Footage of Mike Pence from January 6 was shown on the second day of the hearings. The veep was hiding in some cavernous space which turned out to be only 40 feet away from the insurrectionists. It was said that a big black car had been sent by the secret service to take him to safety, but Pence knew his Godfather movies and refused to get in.

Meanwhile Trump was in the private residence inside the White House doing what he usually did in there: watching TV. But this time what he was watching was an insurrection fomented by him. The footage brought it all back: January 6 felt like a TV action movie. You sat there and waited for the next moment, and you wondered how it would end, and you asked yourself if either Trump was nuts or maybe America was, too, for allowing this guy to occupy the Oval Office in the first damn place.

The Watergate hearings five decades ago had a sense of deep evil. If you were young then, that was exactly the way that you had perceived Richard Nixon all along so, in a way, no biggie.

The paranoid-soaked conspiracy thriller Three Days of the Condor, produced two years later, perfectly caught what we all felt: Look over your shoulder. Look up the street.

John Dean, Nixon’s special counsel, was a young, sober-voiced man who had had enough of the evil and blew the whistle. Barry Goldwater and other Republicans went to Nixon and told him that if he did not resign, he would be impeached. Nixon gave a rambling, farewell speech full of talk about his late mother before a helicopter whisked him off the White House lawn and into oblivion. But Nixon had been a lawyer, he understood what he was doing all along.

Donald Trump sold bottled water under his own name and would have sold fresh air if any had ever lasted long around him.

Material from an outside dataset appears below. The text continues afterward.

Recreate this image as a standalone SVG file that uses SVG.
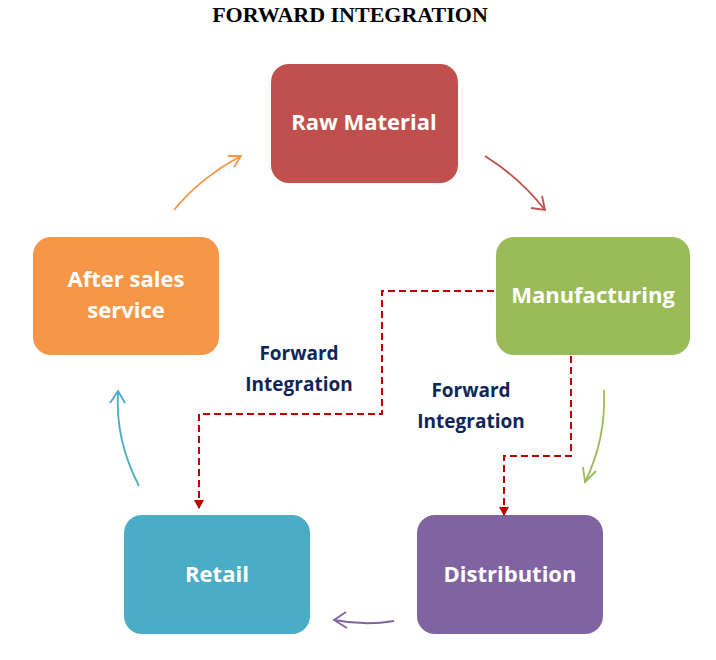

So loathed is he by large swathes of the population, that even those on the left who are calling for Joe Biden to step down because of his age now say Joe should step up again if Don The Con declares that he is running for president again.

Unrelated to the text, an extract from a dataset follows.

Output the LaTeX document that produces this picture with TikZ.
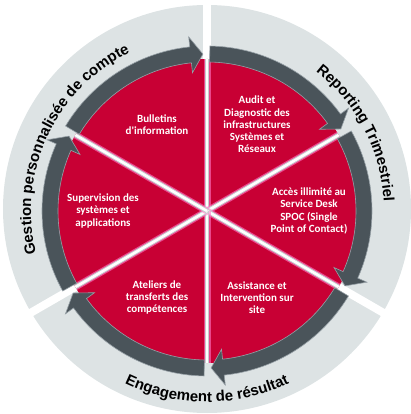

They think Biden will beat him again, reclaiming some Hispanic / LatinX voters who are currently being put off by progressive Dems, because to this demographic “progressive” means “socialist”. And for the older ones, socialism is what they and their parents fled in Nicaragua and Cuba.

But will Trump get to November 2024 when the big question out of these hearings is: How’s he not in jail?

The attorney general, Merrick Garland, often accused of being more of the slow and deliberate judge that he once was instead of the prosecutor that he now is, has assured America that he is watching the proceedings.

On his new platform Truth Social, Trump has demanded equal time to refute all innuendos and accusations. His advisors have told him to shut up and sit down. But Don The Con is incapable of doing that.

Any case against him, any hope of prosecution and conviction lie with the issue of criminal intent. Did Trump truly believe that the election had been stolen from him, and was honestly setting out to stop what he thought was fraud?

Or did he know all along that what he was saying was false? That would show criminal intent, and so might the concept of “willful blindness” – that he was ignoring the vast probability that the election was legitimate just because it did not suit him to do so.

There is plenty of evidence of people telling Trump that his claims had no basis. But the conviction bar is so high –that the justice department may not try to prosecute him for seditious conspiracy in the end.

A group of psychiatrists and psychologists called Duty To Warn said during the 2016 campaign that Trump was what they called a “malignant narcissist”. In other words: a very dangerous guy indeed. The January 6 hearings demonstrate that and more.